I am trying to find the limit of the function
$$ f(x,y)=\frac{1}{x}\sin\frac{xy^2}{\sqrt{x^2+y^2}} $$
for $(x,y)$ approaching $(0,0)$. Based on the $\frac{1}{x}$ I am expecting for the limit to not exist. So I have tried to approach along the different axes.
For the approach along the $x$-axis, I get a limit value of $0$.
However, when I approach along the $y$-axis, I end up with the following limit:
$$ \lim_{y\to0} (\frac{1}{0}\sin(0y))$$ I am inclined to say that this limit does not exist, as I cannot divide by zero. Is this a correct assumption? And can I then conclude that the given limit does not exist?
Best Answer
To begin with, note that $$ \lim_{(x,y)\to (0,0)}\frac{x\,y^2}{\sqrt{x^2+y^2}}=\lim_{(x,y)\to (0,0)}\sqrt\frac{x^2}{x^2+y^2}\,y^2=0 $$ because the square root is bounded. Then you can use the Taylor expansion of the $\sin$: $$ \lim_{(x,y)\to (0,0)}\frac{1}{x}\sin\frac{x\,y^2}{\sqrt{x^2+y^2}}=\lim_{(x,y)\to (0,0)}\frac{1}{x}\frac{x\,y^2}{\sqrt{x^2+y^2}}=\lim_{(x,y)\to (0,0)}\sqrt\frac{y^2}{x^2+y^2}\,y=0 $$ since again the root is bounded.

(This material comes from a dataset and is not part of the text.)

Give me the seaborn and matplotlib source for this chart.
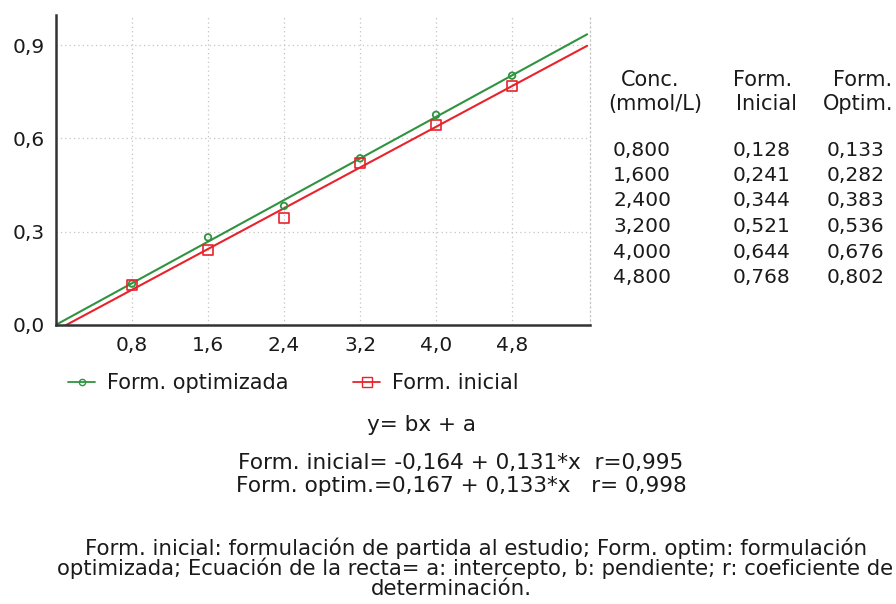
import numpy as np
import pandas as pd
import matplotlib
matplotlib.use("Agg")
import matplotlib.pyplot as plt
import seaborn as sns
from matplotlib.lines import Line2D

conc = [0.8, 1.6, 2.4, 3.2, 4.0, 4.8]
form_inicial = [0.128, 0.241, 0.344, 0.521, 0.644, 0.768]
form_optim = [0.133, 0.282, 0.383, 0.536, 0.676, 0.802]
x_ticks = [0.8, 1.6, 2.4, 3.2, 4.0, 4.8]
y_ticks = [0.0, 0.3, 0.6, 0.9]
table_conc = ["0,800", "1,600", "2,400", "3,200", "4,000", "4,800"]
table_ini = ["0,128", "0,241", "0,344", "0,521", "0,644", "0,768"]
table_opt = ["0,133", "0,282", "0,383", "0,536", "0,676", "0,802"]
legend_labels = ["Form. optimizada", "Form. inicial"]

sns.set_theme(style="white")
plt.rcParams['font.family'] = ['DejaVu Sans']
TXT = "#1a1a1a"
GREEN = "#2f9340"
RED = "#e8232b"
FS_TXT = 15
FS_NUM = 14.5

fig = plt.figure(figsize=(8.96, 6.04), dpi=100)
W, H = 896, 604


def fx(px):
    return px / W


def fy(py):
    return 1 - py / H


ax = fig.add_axes([56 / W, 1 - 325 / H, (590 - 56) / W, (325 - 15) / H])
XMAX, YMAX = 5.62, 0.997
ax.set_xlim(0, XMAX)
ax.set_ylim(0, YMAX)

df = pd.DataFrame({"conc": conc, "ini": form_inicial, "opt": form_optim})
xx = np.linspace(0, 5.59, 50)
for col, color in [("ini", RED), ("opt", GREEN)]:
    b, a = np.polyfit(df["conc"], df[col], 1)
    sns.lineplot(x=xx, y=a + b * xx, color=color, lw=1.5, ax=ax)

sns.scatterplot(data=df, x="conc", y="opt", marker="o", s=22, facecolor="none",
                edgecolor=GREEN, linewidth=1.3, ax=ax, zorder=5)
sns.scatterplot(data=df, x="conc", y="ini", marker="s", s=55, facecolor="none",
                edgecolor=RED, linewidth=1.2, ax=ax, zorder=5)

ax.set_xticks(x_ticks)
ax.set_xticklabels([f"{v:.1f}".replace(".", ",") for v in x_ticks])
ax.set_yticks(y_ticks)
ax.set_yticklabels([f"{v:.1f}".replace(".", ",") for v in y_ticks])
ax.tick_params(axis="both", length=0, labelsize=FS_NUM, colors=TXT, pad=8)
ax.set_xlabel("")
ax.set_ylabel("")
ax.grid(True, color="#c4c4c4", linestyle=(0, (1, 2.5)), linewidth=0.9)
for s in ["left", "bottom"]:
    ax.spines[s].set_color("#333333")
    ax.spines[s].set_linewidth(1.8)
ax.spines["top"].set_visible(False)
ax.spines["right"].set_color("#c4c4c4")
ax.spines["right"].set_linestyle((0, (1, 2.5)))
ax.spines["right"].set_linewidth(0.9)

handles = [
    Line2D([], [], color=GREEN, marker="o", markersize=4.5, markerfacecolor="none", lw=1.3),
    Line2D([], [], color=RED, marker="s", markersize=6.5, markerfacecolor="none", lw=1.3),
]
for h, lab, x0 in zip(handles, legend_labels, [68, 353]):
    fig.legend([h], [lab], frameon=False, loc="center left",
               bbox_to_anchor=(fx(x0), fy(383)), fontsize=FS_TXT,
               handlelength=1.3, handletextpad=0.55, borderpad=0,
               borderaxespad=0, labelcolor=TXT)

# right table headers
fig.text(fx(650), fy(80), "Conc.", ha="center", va="center", fontsize=FS_TXT, color=TXT)
fig.text(fx(655), fy(104), "(mmol/L)", ha="center", va="center", fontsize=FS_TXT, color=TXT)
fig.text(fx(733), fy(80), "Form.", ha="left", va="center", fontsize=FS_TXT, color=TXT)
fig.text(fx(736), fy(104), "Inicial", ha="left", va="center", fontsize=FS_TXT, color=TXT)
fig.text(fx(892), fy(80), "Form.", ha="right", va="center", fontsize=FS_TXT, color=TXT)
fig.text(fx(893), fy(104), "Optim.", ha="right", va="center", fontsize=FS_TXT, color=TXT)

row_y = [150, 175.5, 201, 226.5, 252, 277.5]
for i, yy in enumerate(row_y):
    fig.text(fx(613), fy(yy), table_conc[i], ha="left", va="center", fontsize=FS_NUM, color=TXT)
    fig.text(fx(733), fy(yy), table_ini[i], ha="left", va="center", fontsize=FS_NUM, color=TXT)
    fig.text(fx(827), fy(yy), table_opt[i], ha="left", va="center", fontsize=FS_NUM, color=TXT)

fig.text(fx(421), fy(425), "y= bx + a", ha="center", va="center", fontsize=15.5, color=TXT)
fig.text(fx(461), fy(463), "Form. inicial= -0,164 + 0,131*x  r=0,995", ha="center",
         va="center", fontsize=15.6, color=TXT)
fig.text(fx(461), fy(486), "Form. optim.=0,167 + 0,133*x   r= 0,998", ha="center",
         va="center", fontsize=15.6, color=TXT)

fig.text(fx(476), fy(548),
         "Form. inicial: formulación de partida al estudio; Form. optim: formulación",
         ha="center", va="center", fontsize=15.4, color=TXT)
fig.text(fx(57), fy(568),
         "optimizada; Ecuación de la recta= a: intercepto, b: pendiente; r: coeficiente de",
         ha="left", va="center", fontsize=15.2, color=TXT)
fig.text(fx(451), fy(589), "determinación.", ha="center", va="center", fontsize=15.4, color=TXT)

fig.savefig("out.png", dpi=100)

To explain that apparently the limit does not exist because you cannot approach the origin by $x=0$, note that the limit when $x\to 0,y\ne 0$ does exist. So the extension by continuity of $f$ (considering only the variable $x$ and a constant $y\ne 0$) is well defined at any point but $(0,0)$.